CDD pioneered the development of a sustainable and cost-effective decentralized wastewater management system called DEWATS, which is both a technology and an approach. DEWATS mimics nature using naturally available micro-organisms in wastewater and plants. DEWATS does not require electricity, chemicals or skilled labor and does not cause odor problems. It is climate-friendly, simple-to-maintain, affordable to operate, and can be contextually customized, be it to a single household, a village, a waterbody, or a city-scale.

CDD’s focus on technology is also unique because knowledge is continuously created and updated through field implementation, monitoring, and evaluation. CDD has helped to implement many non-conventional solutions in the form of treatment plants, business and operating models, thus creating affordable and sustainable solutions that can be accepted and adopted by communities on the ground. These low-cost collaborative innovations present successful alternatives to conventional WASH solutions.

Transferability

CDD’s technology is fully transferable and scalable. CDD has set up pilots of nature-based treatment systems in diverse geographies, climates, and habitations to demonstrate viable working models. They have successfully implemented wastewater treatment in different rural areas in India, Nepal, and Bangladesh from housing colonies to factories to food processing units. They also intervened to rehabilitate affected colonies by flood at Madapura and Galibeedu (India).
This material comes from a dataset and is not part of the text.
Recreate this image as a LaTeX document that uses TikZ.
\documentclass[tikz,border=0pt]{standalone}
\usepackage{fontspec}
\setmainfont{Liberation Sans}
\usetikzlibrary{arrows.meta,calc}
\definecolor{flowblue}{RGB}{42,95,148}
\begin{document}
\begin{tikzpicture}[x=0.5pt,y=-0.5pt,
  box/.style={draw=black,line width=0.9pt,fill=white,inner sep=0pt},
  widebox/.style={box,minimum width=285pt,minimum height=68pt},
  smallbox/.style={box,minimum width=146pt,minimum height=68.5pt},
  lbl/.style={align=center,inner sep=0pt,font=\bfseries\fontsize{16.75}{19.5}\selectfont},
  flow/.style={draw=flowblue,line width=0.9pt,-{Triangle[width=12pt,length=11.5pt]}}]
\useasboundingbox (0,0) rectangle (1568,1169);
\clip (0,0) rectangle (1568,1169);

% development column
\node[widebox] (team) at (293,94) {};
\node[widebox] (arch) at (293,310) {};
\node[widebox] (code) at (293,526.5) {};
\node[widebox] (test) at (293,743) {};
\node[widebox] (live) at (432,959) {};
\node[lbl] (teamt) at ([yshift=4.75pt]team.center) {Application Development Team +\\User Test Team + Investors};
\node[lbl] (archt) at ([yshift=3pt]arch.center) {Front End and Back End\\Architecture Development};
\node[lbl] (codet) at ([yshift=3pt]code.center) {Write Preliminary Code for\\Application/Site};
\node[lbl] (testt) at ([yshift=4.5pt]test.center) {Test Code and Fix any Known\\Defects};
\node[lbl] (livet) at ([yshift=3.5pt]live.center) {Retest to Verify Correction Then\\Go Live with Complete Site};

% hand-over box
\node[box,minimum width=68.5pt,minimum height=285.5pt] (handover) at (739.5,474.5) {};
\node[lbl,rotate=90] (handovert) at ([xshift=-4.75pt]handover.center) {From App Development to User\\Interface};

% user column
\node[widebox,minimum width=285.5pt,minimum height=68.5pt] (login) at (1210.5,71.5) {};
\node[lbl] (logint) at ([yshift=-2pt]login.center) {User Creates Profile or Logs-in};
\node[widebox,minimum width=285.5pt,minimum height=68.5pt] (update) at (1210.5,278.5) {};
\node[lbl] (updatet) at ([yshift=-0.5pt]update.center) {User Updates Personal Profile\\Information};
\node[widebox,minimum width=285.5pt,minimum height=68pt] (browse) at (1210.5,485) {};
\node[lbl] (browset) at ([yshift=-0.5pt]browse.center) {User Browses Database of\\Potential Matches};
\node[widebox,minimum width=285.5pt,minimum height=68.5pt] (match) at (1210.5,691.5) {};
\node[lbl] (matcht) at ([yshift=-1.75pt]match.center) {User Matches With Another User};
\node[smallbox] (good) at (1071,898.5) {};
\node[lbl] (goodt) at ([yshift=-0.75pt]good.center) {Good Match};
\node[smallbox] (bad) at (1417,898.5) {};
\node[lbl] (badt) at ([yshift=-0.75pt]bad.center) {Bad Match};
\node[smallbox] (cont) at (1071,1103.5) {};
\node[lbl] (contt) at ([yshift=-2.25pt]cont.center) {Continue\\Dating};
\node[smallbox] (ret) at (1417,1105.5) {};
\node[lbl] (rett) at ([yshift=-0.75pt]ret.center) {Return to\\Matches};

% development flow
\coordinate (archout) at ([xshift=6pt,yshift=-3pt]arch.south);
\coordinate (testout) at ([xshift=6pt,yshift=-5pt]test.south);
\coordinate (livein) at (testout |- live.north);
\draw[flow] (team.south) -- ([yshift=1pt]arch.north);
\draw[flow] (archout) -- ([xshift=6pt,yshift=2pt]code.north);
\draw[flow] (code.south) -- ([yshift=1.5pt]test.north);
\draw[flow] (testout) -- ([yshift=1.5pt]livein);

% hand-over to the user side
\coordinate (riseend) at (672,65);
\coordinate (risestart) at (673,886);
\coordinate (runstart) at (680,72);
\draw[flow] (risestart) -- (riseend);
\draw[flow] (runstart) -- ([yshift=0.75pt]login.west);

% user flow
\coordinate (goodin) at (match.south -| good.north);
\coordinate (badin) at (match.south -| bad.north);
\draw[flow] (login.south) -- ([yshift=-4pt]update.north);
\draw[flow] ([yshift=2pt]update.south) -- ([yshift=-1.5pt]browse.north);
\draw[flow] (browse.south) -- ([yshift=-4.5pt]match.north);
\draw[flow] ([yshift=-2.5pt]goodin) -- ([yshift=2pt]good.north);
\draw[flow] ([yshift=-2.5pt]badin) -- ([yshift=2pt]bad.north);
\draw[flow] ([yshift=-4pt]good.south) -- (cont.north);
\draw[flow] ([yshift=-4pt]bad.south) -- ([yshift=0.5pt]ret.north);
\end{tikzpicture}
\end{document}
CDD recognizes that their solutions need to be contextualized for space, waste composition, and permitting processes. For example, CDD developed DEWATS Vortex, a spin-off of the original DEWATS, to meet the needs of space-constrained urban clients. In another instance, DEWATS was customized for a museum to tackle the unusually high nitrogen content in the wastewater.
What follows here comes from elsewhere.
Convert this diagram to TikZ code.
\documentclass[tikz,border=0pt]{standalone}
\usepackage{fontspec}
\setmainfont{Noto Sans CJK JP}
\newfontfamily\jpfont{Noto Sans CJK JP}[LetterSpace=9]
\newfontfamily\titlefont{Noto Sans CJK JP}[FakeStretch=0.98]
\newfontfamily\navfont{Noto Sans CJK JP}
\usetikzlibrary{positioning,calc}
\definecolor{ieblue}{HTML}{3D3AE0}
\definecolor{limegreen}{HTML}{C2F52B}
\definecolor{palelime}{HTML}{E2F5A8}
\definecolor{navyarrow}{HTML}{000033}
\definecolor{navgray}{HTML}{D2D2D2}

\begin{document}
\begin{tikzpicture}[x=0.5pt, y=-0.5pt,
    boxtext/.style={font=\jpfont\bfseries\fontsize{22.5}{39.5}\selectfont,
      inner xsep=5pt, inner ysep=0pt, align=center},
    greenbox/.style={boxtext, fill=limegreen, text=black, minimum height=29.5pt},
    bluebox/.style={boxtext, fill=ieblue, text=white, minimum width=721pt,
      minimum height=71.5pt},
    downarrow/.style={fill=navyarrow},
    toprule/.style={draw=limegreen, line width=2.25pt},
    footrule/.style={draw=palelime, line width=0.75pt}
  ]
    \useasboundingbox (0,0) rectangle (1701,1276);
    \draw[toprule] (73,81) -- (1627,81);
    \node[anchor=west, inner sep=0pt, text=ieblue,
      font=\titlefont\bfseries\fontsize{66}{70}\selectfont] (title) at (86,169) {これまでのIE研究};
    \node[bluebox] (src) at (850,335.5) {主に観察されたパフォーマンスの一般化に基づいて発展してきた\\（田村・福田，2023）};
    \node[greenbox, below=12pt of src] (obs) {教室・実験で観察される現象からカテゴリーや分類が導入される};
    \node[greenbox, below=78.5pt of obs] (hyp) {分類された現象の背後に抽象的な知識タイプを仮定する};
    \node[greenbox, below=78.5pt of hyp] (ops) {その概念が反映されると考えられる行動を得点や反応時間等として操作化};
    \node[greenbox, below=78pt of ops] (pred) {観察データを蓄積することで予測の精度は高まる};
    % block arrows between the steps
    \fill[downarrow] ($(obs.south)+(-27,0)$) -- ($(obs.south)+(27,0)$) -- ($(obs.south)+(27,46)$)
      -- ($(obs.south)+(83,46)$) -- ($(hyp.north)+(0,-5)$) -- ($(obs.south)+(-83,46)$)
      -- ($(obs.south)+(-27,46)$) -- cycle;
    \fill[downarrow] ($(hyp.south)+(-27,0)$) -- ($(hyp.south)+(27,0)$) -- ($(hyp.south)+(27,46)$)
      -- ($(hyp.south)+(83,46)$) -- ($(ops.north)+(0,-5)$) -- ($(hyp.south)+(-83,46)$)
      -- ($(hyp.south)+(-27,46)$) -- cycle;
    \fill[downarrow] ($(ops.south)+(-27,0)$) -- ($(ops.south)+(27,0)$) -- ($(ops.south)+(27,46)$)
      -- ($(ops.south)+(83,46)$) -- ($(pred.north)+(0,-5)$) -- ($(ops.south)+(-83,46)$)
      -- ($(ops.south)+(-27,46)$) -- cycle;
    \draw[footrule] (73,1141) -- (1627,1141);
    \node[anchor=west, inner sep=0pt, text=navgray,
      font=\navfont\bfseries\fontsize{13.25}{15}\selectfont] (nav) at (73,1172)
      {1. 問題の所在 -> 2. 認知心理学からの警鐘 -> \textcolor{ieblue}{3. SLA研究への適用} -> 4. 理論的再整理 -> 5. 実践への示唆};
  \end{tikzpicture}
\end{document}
CDD will continue to innovate, demonstrate, and mainstream nature-based solutions, undertake policy advocacy, and help build capacities of other stakeholders engaged in the WASH domain to promote these solutions over the coming years.

Accomplishments

  • In 2020, CDD’s laboratory was accredited by the National Accreditation Board for Testing and Calibration Laboratories (NABL). CDD’s laboratory is one of six global laboratories under the Global Partnership of Laboratories for Faecal Sludge Analysis (GPLFSA)
  • In 2020, CDD’s work helped Alleppey Municipality be recognized as the best small city in ‘Innovations and Best Practices’ for decentralised wastewater treatment in Swachh Survekshan
  • In 2019, received the Scientific and Research Organizations (SIRO) recognition by the Government of India’s Department of Science and Technology
  • Placed 4th in the 2019 World Water Challenge for their work at Mahadevapura Lake
  • CDD was the adjudged winner in the Social Impact category of the 2018 Spirit of Humanity Award by Americares
  • CDD and its partners received the 2015 Social Impact Award by ABP News as part of their Global CSR-Excellence and Leadership Awards

    Our Laboratory is one of six global laboratories under this partnership.